It’s complicated; shaggy parasols can be eaten by some people, not all, but only after cooking. I advise against taking a risk
I was taking photographs of mushrooms in my yard when a passer-by told me that they were shaggy parasol mushrooms and were edible and tasty. A few days later when a different pedestrian complimented me on my crop of mushrooms, I told him that they were shaggy parasols.
He stopped abruptly and said sternly "No, they are not; they will make you miserably sick." Now I was the one who stopped short.
Misidentification of mushrooms can have dire consequences. In my genetics class, we read about mushrooms in the genus Amanita. The familiar fly agaric, Amanita muscaria, advertises its poisons and hallucinogens with a bright red cap with large white flecks.
But in the same genus, Amanita phalloides is entirely cream-colored and is frequently mistaken for edible mushrooms in California. A bloom of A. phalloides near San Francisco confused inexperienced foragers and caused misidentifications that resulted in 14 poisonings, three of which required liver transplants and most required prolonged hospital care. One case had permanent neurological impairment.
I showed photos of mushrooms in my lawn to Alisha Quandt, a mycologist (studies fungi) in ecology and evolutionary biology at CU. She indicated that vomiter, Chlorophyllum molybdites, was much more common than shaggy parasols, Chlorophyllum rhacodes, but the two could not be distinguished from photographs or casual comparisons.
Vomiter will not kill you, but I have read that it will make you wish you had died. Severe vomiting and cramps start a few hours after swallowing and commonly last more than 24 hours. Quandt indicated that the most reliable character to identify which species you have is a spore print. Spores of shaggy parasols are white or cream, vomiter spores are green.
To collect a spore print, you pluck a mushroom whose cap is wide open, approaching flat. Break off the stipe or stem and place the cap on a surface (cloth or paper) that can plainly distinguish white and green—I chose a solid black piece of cloth.
Then cover the cap and surface overnight—I used a bucket. In the morning, gently remove the bucket and then the cap. Spores on the colored surface will clearly show the pattern of gills from which the spores fell. I thought the pattern that resulted was artful and was surprised to learn that the spores did not dislodge easily from the cloth. I replicated the experiment with three mushrooms, and all of them had white spores. So, I have shaggy parasols growing in my lawn.
I am not ready to eat the mushrooms in my yard, for uncertainties remain. I have two areas that produce mushrooms each year, but I have spore prints from only one. I am not comfortable with the assumption that the other area has the same species.
I would want to get spore prints from the other area, about 50 feet away. Timing is difficult, as well. If you wait to identify them until mushrooms are mature and dropping spores, they are too old to eat. The mushrooms should be eaten when the cap is still round, considerably younger than a mature mushroom shedding spores.

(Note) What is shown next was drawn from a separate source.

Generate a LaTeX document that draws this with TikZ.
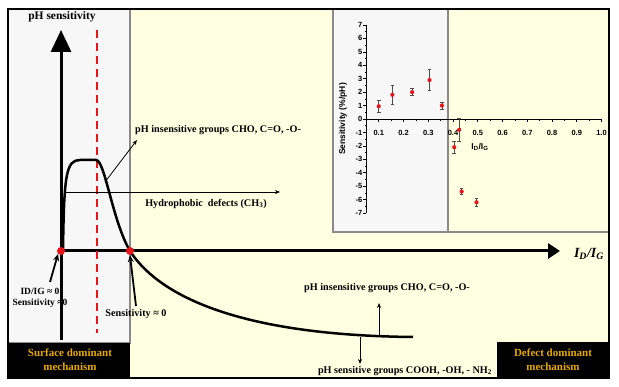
\documentclass[tikz,border=0pt]{standalone}
\usepackage{fontspec}
\setmainfont{Liberation Serif}
\setsansfont{Liberation Sans}
\usepackage{tikz}
\usetikzlibrary{arrows.meta,positioning,calc}
\definecolor{panelgray}{HTML}{F7F7F7}
\definecolor{bevelgray}{HTML}{8A8A8A}
\definecolor{bgyellow}{HTML}{FFFFE1}
\definecolor{mechgold}{HTML}{E8A800}
\definecolor{dotred}{HTML}{E8141B}

\tikzset{
  lbl/.style={font=\bfseries\fontsize{10.2}{11}\selectfont,inner sep=0pt},
  mech/.style={font=\bfseries\fontsize{11}{14}\selectfont,text=mechgold,align=center,inner sep=0pt},
  thinarrow/.style={-{Stealth[length=5pt,width=4pt]},line width=0.8pt},
  ptrarrow/.style={-{Stealth[length=7pt,width=6pt]},line width=1.8pt},
  ticklbl/.style={font=\sffamily\bfseries\fontsize{7.5}{8}\selectfont,inner sep=0pt},
  datum/.style={circle,fill=dotred,inner sep=0pt,minimum size=4.2pt},
}

\begin{document}
\begin{tikzpicture}[x=1pt,y=-1pt]
\useasboundingbox (0,0) rectangle (619,387);
\fill[white] (0,0) rectangle (619,387);
\fill[bgyellow] (8,9) rectangle (609,378);
\filldraw[fill=panelgray,draw=bevelgray,line width=1.5pt] (8,9) rectangle (130,343);
\filldraw[fill=panelgray,draw=bevelgray,line width=1.5pt] (333,9) rectangle (448,232);
\draw[bevelgray,line width=1.5pt] (448,232) -- (609,232);
\fill[black] (8,343) rectangle (130,378);
\fill[black] (497,342) rectangle (609,378);
\draw[line width=2pt] (8,9) rectangle (609,378);
\node[mech] (surf) at (70,360) {Surface dominant\\mechanism};
\node[mech] (defect) at (553,360) {Defect dominant\\mechanism};

% inset plot
\begin{scope}[shift={(354,119)},x=247.5pt,y=13.43pt]
\draw[line width=0.8pt] (0.05,0) coordinate (xa) -- (1.0,0) coordinate (xb);
\draw[line width=0.8pt] (0.05,-7) coordinate (ya) -- (0.05,7) coordinate (yb);
\foreach \i in {1,...,19}
  \draw[line width=0.6pt] (\i/20+0.05,0) -- ++(0pt,{-1.8pt-1.2pt*mod(\i,2)});
\foreach \i in {1,...,9}
  \node[ticklbl] (xt\i) at (\i/10,-1.05) {0.\i};
\node[ticklbl] (xt10) at (1.0,-1.05) {1.0};
\foreach \s in {-7,...,7}{
  \draw[line width=0.6pt] (0.05,\s) -- ++(-3pt,0pt);
  \node[ticklbl,anchor=east] (yt\s) at ($(0.05,\s)+(-4pt,0pt)$) {\s};}
\foreach \s in {-6.5,-5.5,...,6.5}
  \draw[line width=0.6pt] (0.05,\s) -- ++(-1.8pt,0pt);
\node[ticklbl,font=\sffamily\bfseries\fontsize{8.5}{9}\selectfont,rotate=90] (senslbl) at (-0.045,0) {Sensitivity (\%/pH)};
\node[ticklbl,font=\sffamily\bfseries\fontsize{8.5}{9}\selectfont] (inidig) at (0.509,-2.1) {I\textsubscript{D}/I\textsubscript{G}};
\foreach \v/\s/\e [count=\k] in {0.1/0.95/0.5,0.155/1.8/0.7,0.235/2.0/0.3,0.305/2.9/0.8,0.355/1.0/0.3,0.405/-2.1/0.45,0.425/-0.8/0.9,0.435/-5.4/0.25,0.495/-6.2/0.3}{
  \draw[gray!60!black,line width=0.7pt,{Bar[width=3.5pt]}-{Bar[width=3.5pt]}] (\v,\s-\e) -- (\v,\s+\e);
  \node[datum] (d\k) at (\v,\s) {};}
\end{scope}

% labels under axes
\node[lbl,font=\bfseries\fontsize{9.5}{11}\selectfont,align=center] (orglbl) at (40,298) {ID/IG ≈ 0\\Sensitivity ≈0};
\node[lbl] (senszero) at (136,314) {Sensitivity ≈ 0};

% axes
\coordinate (O) at (61,251);
\coordinate (ytop) at (61,30);
\coordinate (ybot) at (61,340);
\coordinate (xend) at (560,251);
\draw[line width=3pt,-{Triangle[length=22pt,width=20pt]}] (ybot) -- (ytop);
\draw[line width=3pt,-{Triangle[length=12pt,width=15pt]}] (O) -- (xend);
\node[font=\bfseries\itshape\fontsize{14}{16}\selectfont,inner sep=0pt] (xlbl) at (589,254) {I\textsubscript{D}/I\textsubscript{G}};
\node[lbl,font=\bfseries\fontsize{11.5}{13}\selectfont] (ylbl) at (62,17) {pH sensitivity};

\coordinate (dtop) at (97,30);
\coordinate (dbot) at (97,333);
\draw[dotred,line width=2pt,dash pattern=on 8pt off 5pt] (dtop) -- (dbot);

% response curve
\draw[line width=2.5pt] (63,251) .. controls (64,175) and (66,160) .. (80,160) -- (96,160)
  .. controls (105,160) and (112,220) .. (130,251) .. controls (150,282) and (210,335) .. (413,337);

\node[datum,minimum size=8pt] (p0) at (O) {};
\node[datum,minimum size=8pt] (p1) at (130,251) {};

% annotations
\node[lbl,anchor=west] (insens) at (135,130) {pH insensitive groups CHO, C=O, -O-};
\coordinate (insA) at (105,182);
\draw[thinarrow] (insA) -- (137,140);
\coordinate (hydA) at (66,192);
\coordinate (hydB) at (280,192);
\draw[thinarrow] (hydA) -- (hydB);
\node[lbl] (hydro) at (206,204) {Hydrophobic\ \ defects (CH\textsubscript{3})};
\coordinate (orgA) at (50,282);
\draw[ptrarrow] (orgA) -- (p0.south west);
\coordinate (zeroA) at (136,306);
\draw[ptrarrow] (zeroA) -- (p1.south);

\node[lbl] (insens2) at (387,288) {pH insensitive groups CHO, C=O, -O-};
\coordinate (upA) at (379,337);
\coordinate (upB) at (379,303);
\draw[thinarrow] (upA) -- (upB);
\coordinate (dnA) at (360,337);
\coordinate (dnB) at (360,364);
\draw[thinarrow] (dnA) -- (dnB);
\node[lbl] (sens2) at (405,371) {pH sensitive groups COOH, -OH, - NH\textsubscript{2}};
\end{tikzpicture}
\end{document}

Another caution applies to the preparation of shaggy parasol mushrooms. The mushrooms contain toxins and will cause severe gastric upset if they are eaten raw by those collecting or preparing them. Cook shaggy parasols thoroughly!
After visiting multiple web sites discussing shaggy parasols and their close resemblance with vomiter, white spores eliminate vomiter as an identification, but do not guarantee that it is a shaggy parasol. Some sites suggest that shaggy parasols are a dead ringer (to a novice) for shaggy mane, (Lepiota americana), and parasol (Macrolepiota procera), both of which are edible and have white spore prints.
But deadly dapperlings also look similar and have white spore prints but are seriously toxic. Fortunately, deadly dapperlings have not yet been reported in North America. They are native to Europe and Asia.
Although some sites report that shaggy parasols are edible and delicious, several sites note that about 1 out of 25 consumers have serious allergic reactions and another goes so far as to recommend that people take one modest bite and then wait 24 hours before making a personal decision concerning tolerance. Another site, noting the frequency of people with severe reactions, does not recommend that shaggy parasols be collected for consumption. I agree.
In my opinion, a potential food product that has 1 out of 25 consumers needing medical care is too dangerous to categorize as "edible."